I was so mad over how much he had let go at his house. The well, the septic, and the electricity. The fact that he smoked inside his house, and being he was so susceptible to pneumonia...and...I was absolutely livid that he fucking cut that tree. If he had left the tree alone, he wouldn't have died.

I told Dad off.
I yelled. 
I cried.
I cried some more.

I unleashed ALL of the feelings I had buried inside myself since 2018. In one evening, I allowed a crack in my armor to form and let a whole bunch of emotional sewage spill out. It was exhausting. It was liberating. It made me feel a bit lighter in my soul than I had for quite some time.

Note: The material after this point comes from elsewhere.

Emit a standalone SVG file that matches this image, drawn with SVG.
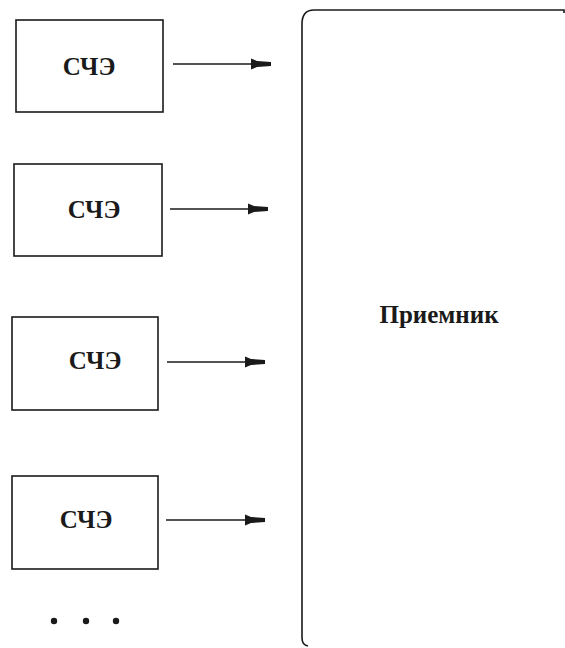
<svg xmlns="http://www.w3.org/2000/svg" width="565" height="648" viewBox="0 0 565 648">
  <style>
    .box { fill: #fff; stroke: #1a1a1a; stroke-width: 1.6; }
    .lbl { font-family: "Liberation Serif", "Times New Roman", serif; font-weight: bold; font-size: 25px; fill: #1a1a1a; text-anchor: middle; }
    .conn { stroke: #1a1a1a; stroke-width: 1.5; fill: none; marker-end: url(#arr); }
    .dot { fill: #1a1a1a; }
  </style>
  <defs>
    <marker id="arr" markerUnits="userSpaceOnUse" markerWidth="24" markerHeight="14" viewBox="-20 -7 24 14" refX="0" refY="0" orient="auto" overflow="visible">
      <path d="M-20,-5.5 L-14,-3 L0,-2 L0,2 L-14,3 L-20,5.5 Z" fill="#1a1a1a"/>
    </marker>
  </defs>
  <rect width="565" height="648" fill="#fff"/>
  <g id="node-1">
    <rect class="box" x="16" y="20" width="147" height="92"/>
    <text class="lbl" x="89" y="75">СЧЭ</text>
  </g>
  <g id="node-2">
    <rect class="box" x="14" y="164" width="148" height="92"/>
    <text class="lbl" x="94" y="218">СЧЭ</text>
  </g>
  <g id="node-3">
    <rect class="box" x="12" y="317" width="146" height="93"/>
    <text class="lbl" x="95" y="369">СЧЭ</text>
  </g>
  <g id="node-4">
    <rect class="box" x="12" y="476" width="146" height="93"/>
    <text class="lbl" x="86" y="528">СЧЭ</text>
  </g>
  <g id="receiver">
    <path d="M564,13 L564,10 L314,10 Q302,10 302,24 L302,638 Q302,645 308,646" fill="none" stroke="#1a1a1a" stroke-width="1.6"/>
    <text class="lbl" x="439" y="323">Приемник</text>
  </g>
  <g id="ellipsis">
    <circle class="dot" cx="54" cy="621" r="3.2"/>
    <circle class="dot" cx="86" cy="621" r="3.2"/>
    <circle class="dot" cx="116" cy="621" r="3.2"/>
  </g>
  <g id="connectors">
    <line class="conn" x1="173" y1="64" x2="271" y2="64"/>
    <line class="conn" x1="170" y1="209" x2="268" y2="209"/>
    <line class="conn" x1="167" y1="362" x2="265" y2="362"/>
    <line class="conn" x1="166" y1="520" x2="265" y2="520"/>
  </g>
</svg>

The FEC program I'm in allowed me to feel like I was capable of unraveling some of this frozen tension surrounding this very emotional situation. For the first time in years, I was able to let myself feel my sadness, my pain, and my anger. I was also able to acknowledge that these were all valid feelings, and I was totally okay with having them. I was also able to see how holding these feelings back affected me...how not allowing myself to grieve the loss of my dad affected me.

Please know that I know that this was an unraveling of a layer of grief, by no means is all of my grief released. I don't expect that to be something that is achievable and I don't mean to go out of my way to try. I do aim to keep letting myself go deeper into my felt senses and allow myself to fully feel in ways that feel safe to do so. To let frozen tension move, to allow more cracks in my armor to form, and to shed away layers of numbness that formed. I am so grateful to be learning tools that allow me to work on letting myself be vulnerable and feel. To bring humanness back into my life rather than being an emotionally shut-down version of myself. This is what I wish to help others do and experience- this is why I'm working towards becoming an Embodiment Muse. Being able to feel is powerful and it is truly one of the most beautiful gifts we get to experience in our bodies.